Now I’m not for a minute suggesting you must all go home this minute and cancel your cable, buy a smaller car, and live on beans and rice – although if you follow Dave Ramsey on the radio, he might suggest the beans and rice part!
All we have INCLUDING the beans and rice belongs to God – and all we give is not our benevolent gift to God, it is releasing something already given to us by God. And when we are released from something – often times a contract, a burden, a debt – we suddenly feel free.
As we approach giving from the perspective of Liberty, what we put in the plate on Sunday morning is not meant to be a burden from God, but the participation in the amazing freedom we have to give of ourselves and our wallets, responding with soaring hearts to the goodness of God to us and the world.
That’s why I said in the very beginning that God isn’t interested in your money per se – he’s interested in your faithfulness - what you DO with what you have.
What we give – and how faithful we are in the giving – can sometimes give us a leading clue into what God TRULY means to us personally?
For half of us, and I’m not trying to make you feel guilty, just stating the statistic, we give 2.5% or LESS of our annual income. Remember, 2.5% is the average.
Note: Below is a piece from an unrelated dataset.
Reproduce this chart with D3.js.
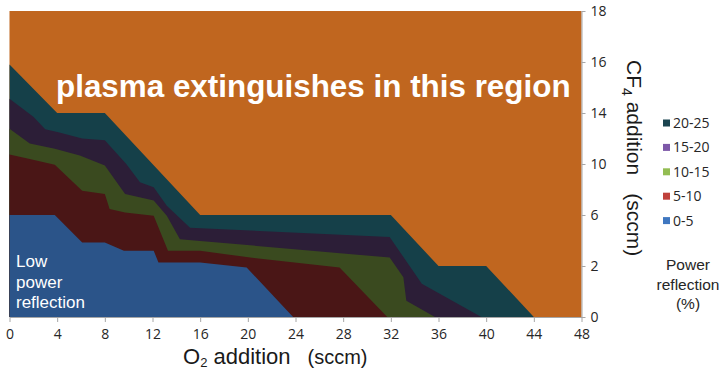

God has been faithful to you. He has given you everything. What are you prepared to give back – specifically when it comes to the issue of money? 1%, 2.5%, 10%, 60%, 90%, or everything God ever calls you to give, and then some.
This plate matters friends. It matters. It matters not because of the dollar amount that we count after the service, but because it represents our lives poured back in thankfulness to the very faithfulness of God, whose mercies are new every morning, and who is faithful with all – even when we’re faithful with just a little.
Be faithful with everything, and watch God change your life, your church, your community, your nation and your world. That is a rock solid biblical promise. Anything less, and we are shortchanging God.